* Given request: What is needed is the run of lines from the one containing "Convert this chart to matplotlib code." through the one containing "from matplotlib.ticker import FuncFormatter", echoed exactly, with both ends kept and nothing added.

* Material for this task:
--
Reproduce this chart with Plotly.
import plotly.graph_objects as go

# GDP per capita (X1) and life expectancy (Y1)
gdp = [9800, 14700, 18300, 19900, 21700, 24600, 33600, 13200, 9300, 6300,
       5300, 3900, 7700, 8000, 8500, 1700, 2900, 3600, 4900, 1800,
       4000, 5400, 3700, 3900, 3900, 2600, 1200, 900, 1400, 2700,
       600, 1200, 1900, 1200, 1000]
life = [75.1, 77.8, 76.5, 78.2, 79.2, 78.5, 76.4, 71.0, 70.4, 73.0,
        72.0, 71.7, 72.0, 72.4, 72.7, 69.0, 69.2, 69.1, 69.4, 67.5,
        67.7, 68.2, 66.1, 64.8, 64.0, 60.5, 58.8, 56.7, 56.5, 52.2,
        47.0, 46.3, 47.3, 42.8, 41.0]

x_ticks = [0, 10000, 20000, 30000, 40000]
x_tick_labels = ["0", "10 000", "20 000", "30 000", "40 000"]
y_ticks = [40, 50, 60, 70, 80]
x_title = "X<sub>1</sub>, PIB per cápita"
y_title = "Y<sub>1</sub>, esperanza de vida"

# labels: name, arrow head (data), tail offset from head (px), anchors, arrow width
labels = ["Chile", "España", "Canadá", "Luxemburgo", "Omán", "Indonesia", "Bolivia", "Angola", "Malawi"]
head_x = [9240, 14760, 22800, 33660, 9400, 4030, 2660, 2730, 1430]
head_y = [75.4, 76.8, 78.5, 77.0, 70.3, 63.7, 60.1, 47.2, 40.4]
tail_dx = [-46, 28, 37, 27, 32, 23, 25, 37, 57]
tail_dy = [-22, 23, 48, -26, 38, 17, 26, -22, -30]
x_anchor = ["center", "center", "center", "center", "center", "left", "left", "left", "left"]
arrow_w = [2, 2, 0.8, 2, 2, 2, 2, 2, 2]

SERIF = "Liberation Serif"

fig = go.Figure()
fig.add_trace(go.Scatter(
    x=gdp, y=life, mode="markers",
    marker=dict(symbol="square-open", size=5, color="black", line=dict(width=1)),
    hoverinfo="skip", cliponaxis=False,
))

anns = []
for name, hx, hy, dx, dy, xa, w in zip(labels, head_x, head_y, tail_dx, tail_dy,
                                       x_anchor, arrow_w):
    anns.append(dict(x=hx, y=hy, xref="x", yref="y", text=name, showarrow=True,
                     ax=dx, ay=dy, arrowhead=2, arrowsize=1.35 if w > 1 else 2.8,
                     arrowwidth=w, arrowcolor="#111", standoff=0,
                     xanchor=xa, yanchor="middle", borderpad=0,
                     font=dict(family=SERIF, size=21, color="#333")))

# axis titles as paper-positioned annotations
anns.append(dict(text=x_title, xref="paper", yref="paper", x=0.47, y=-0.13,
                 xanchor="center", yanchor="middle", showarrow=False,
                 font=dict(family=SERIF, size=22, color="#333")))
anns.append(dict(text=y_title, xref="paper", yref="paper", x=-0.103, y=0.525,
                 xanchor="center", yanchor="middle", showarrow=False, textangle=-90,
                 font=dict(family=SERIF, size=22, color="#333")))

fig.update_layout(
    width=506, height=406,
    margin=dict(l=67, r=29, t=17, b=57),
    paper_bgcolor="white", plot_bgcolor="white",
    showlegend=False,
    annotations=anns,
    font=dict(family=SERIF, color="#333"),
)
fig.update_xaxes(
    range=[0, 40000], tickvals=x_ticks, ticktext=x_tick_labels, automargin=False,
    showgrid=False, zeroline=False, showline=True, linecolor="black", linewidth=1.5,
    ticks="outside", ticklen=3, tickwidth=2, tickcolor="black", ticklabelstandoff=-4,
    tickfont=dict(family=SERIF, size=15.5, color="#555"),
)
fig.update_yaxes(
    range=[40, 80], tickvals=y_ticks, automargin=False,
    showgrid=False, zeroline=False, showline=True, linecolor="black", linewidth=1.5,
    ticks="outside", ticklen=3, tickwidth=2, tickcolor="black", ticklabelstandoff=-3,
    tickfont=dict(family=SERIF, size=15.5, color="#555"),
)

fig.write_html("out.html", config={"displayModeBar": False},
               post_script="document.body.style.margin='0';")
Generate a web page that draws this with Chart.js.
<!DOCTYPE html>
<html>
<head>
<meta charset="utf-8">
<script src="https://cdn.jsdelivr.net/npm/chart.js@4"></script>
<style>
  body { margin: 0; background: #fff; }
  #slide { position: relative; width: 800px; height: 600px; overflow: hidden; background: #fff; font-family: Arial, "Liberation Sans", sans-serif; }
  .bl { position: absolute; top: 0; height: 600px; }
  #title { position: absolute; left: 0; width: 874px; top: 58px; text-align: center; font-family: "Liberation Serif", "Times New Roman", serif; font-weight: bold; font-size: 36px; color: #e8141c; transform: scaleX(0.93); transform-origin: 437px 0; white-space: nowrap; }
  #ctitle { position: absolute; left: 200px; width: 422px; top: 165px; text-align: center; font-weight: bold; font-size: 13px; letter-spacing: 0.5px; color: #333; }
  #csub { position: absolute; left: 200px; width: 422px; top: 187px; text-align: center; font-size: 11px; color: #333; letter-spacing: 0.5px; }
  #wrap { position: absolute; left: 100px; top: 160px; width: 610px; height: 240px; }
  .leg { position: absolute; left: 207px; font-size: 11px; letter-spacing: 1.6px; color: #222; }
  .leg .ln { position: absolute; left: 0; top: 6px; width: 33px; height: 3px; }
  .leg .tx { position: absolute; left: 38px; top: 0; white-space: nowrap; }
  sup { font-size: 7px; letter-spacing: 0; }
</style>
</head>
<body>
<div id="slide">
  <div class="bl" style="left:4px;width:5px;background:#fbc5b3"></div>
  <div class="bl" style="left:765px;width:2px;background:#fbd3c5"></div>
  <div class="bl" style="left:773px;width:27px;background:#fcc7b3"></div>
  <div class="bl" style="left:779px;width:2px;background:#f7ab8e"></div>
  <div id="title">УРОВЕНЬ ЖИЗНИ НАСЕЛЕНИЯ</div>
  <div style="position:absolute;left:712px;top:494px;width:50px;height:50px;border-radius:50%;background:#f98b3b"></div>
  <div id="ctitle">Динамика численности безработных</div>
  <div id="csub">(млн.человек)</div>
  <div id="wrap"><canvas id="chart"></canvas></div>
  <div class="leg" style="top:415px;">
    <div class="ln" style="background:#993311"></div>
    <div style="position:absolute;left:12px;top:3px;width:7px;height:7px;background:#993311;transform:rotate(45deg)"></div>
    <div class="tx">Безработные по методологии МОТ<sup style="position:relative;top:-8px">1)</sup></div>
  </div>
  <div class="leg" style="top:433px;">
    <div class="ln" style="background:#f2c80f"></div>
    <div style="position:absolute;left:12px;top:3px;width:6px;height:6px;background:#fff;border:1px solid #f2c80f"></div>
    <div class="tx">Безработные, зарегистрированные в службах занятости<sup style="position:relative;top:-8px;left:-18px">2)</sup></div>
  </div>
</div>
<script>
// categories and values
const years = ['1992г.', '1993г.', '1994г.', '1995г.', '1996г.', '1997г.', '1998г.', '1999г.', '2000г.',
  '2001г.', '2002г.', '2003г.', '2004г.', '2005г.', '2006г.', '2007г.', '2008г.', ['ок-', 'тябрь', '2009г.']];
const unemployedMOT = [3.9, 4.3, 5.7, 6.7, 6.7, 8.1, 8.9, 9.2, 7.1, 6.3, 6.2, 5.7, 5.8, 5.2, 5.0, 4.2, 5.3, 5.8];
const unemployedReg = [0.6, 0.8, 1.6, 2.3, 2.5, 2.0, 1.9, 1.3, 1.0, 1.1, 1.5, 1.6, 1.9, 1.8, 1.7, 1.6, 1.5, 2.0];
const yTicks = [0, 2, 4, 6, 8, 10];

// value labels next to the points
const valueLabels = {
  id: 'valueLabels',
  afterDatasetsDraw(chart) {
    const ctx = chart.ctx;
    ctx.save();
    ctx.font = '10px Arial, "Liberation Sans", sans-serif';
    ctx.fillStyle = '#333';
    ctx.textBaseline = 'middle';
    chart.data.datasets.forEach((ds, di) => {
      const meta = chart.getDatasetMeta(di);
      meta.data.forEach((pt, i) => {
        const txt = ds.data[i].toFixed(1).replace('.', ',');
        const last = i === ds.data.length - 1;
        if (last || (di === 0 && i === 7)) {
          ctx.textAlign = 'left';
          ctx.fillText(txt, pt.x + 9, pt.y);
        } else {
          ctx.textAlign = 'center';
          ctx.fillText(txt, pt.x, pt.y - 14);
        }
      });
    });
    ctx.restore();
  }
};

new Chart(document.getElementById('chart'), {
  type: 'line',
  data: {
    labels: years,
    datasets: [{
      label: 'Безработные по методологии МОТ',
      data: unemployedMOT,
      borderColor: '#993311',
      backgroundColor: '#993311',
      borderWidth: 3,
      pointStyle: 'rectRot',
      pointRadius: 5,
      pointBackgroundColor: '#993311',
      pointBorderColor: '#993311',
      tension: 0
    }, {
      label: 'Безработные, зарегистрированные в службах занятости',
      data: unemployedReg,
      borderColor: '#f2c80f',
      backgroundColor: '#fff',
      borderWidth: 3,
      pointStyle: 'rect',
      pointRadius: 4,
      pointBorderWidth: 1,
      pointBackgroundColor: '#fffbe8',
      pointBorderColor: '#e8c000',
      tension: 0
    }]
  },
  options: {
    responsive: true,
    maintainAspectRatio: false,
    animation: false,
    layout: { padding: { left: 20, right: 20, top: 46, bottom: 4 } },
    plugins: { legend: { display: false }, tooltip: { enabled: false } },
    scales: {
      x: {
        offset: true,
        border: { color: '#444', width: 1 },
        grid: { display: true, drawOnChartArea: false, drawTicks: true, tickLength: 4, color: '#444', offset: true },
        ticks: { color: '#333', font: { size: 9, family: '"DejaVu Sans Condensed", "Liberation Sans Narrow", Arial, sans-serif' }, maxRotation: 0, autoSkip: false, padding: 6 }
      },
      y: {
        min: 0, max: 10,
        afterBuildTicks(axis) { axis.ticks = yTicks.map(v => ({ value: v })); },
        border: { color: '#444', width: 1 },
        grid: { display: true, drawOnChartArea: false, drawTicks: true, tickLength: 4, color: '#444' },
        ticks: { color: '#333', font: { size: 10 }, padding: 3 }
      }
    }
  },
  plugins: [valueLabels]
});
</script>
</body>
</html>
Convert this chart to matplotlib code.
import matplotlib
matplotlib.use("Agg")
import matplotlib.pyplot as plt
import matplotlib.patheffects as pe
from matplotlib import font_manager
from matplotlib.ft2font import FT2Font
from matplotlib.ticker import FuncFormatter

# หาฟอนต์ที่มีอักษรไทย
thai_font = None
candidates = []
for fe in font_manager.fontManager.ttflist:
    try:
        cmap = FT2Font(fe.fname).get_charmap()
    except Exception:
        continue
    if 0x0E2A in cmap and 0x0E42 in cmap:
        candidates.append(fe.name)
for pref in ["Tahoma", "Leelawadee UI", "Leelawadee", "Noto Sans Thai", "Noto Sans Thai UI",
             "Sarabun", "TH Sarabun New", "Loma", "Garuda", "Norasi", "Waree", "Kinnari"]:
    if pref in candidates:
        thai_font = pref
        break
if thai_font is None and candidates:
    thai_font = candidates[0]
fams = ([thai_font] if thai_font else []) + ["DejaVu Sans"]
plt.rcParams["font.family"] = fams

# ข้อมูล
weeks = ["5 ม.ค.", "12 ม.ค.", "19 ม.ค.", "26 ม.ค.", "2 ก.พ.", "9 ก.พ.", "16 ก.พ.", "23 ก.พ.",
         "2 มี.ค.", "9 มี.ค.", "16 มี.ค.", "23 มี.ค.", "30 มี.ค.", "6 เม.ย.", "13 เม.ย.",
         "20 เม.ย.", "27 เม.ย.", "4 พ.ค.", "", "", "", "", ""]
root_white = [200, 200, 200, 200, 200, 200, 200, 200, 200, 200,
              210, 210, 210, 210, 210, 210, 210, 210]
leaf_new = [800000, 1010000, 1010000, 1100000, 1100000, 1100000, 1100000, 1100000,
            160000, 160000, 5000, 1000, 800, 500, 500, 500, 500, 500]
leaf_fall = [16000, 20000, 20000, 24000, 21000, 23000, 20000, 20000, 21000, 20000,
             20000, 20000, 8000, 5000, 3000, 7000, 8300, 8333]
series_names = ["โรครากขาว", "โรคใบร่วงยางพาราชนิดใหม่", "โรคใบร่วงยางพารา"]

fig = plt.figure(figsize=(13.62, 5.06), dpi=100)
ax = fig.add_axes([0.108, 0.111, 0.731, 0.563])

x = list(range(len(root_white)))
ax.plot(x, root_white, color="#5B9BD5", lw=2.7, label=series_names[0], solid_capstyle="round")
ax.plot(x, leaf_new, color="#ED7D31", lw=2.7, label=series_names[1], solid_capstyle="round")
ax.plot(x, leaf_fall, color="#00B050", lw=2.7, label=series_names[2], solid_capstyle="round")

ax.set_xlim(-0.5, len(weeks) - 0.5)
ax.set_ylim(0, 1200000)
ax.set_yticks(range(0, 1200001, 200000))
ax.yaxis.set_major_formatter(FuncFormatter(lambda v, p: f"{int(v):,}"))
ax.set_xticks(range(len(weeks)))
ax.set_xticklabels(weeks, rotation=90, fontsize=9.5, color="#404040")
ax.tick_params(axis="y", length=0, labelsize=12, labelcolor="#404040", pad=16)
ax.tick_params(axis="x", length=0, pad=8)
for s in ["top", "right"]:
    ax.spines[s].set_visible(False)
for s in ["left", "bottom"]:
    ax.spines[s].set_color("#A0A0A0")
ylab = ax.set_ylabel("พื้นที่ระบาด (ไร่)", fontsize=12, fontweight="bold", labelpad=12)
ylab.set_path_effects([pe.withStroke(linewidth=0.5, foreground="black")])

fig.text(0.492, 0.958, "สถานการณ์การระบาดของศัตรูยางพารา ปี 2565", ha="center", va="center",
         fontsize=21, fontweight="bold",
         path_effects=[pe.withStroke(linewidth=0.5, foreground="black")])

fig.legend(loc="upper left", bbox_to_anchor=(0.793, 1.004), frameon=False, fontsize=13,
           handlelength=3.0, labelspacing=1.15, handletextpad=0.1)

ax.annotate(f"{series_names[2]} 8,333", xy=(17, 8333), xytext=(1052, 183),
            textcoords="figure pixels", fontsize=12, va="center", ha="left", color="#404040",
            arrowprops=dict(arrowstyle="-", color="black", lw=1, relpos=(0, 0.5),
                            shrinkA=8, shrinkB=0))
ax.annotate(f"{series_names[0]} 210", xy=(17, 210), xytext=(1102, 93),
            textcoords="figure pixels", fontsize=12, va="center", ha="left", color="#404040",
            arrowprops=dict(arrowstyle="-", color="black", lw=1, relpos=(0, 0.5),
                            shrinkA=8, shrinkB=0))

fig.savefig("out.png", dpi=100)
--
* Answer in full:
Convert this chart to matplotlib code.
import matplotlib
matplotlib.use("Agg")
import matplotlib.pyplot as plt
import matplotlib.patheffects as pe
from matplotlib import font_manager
from matplotlib.ft2font import FT2Font
from matplotlib.ticker import FuncFormatter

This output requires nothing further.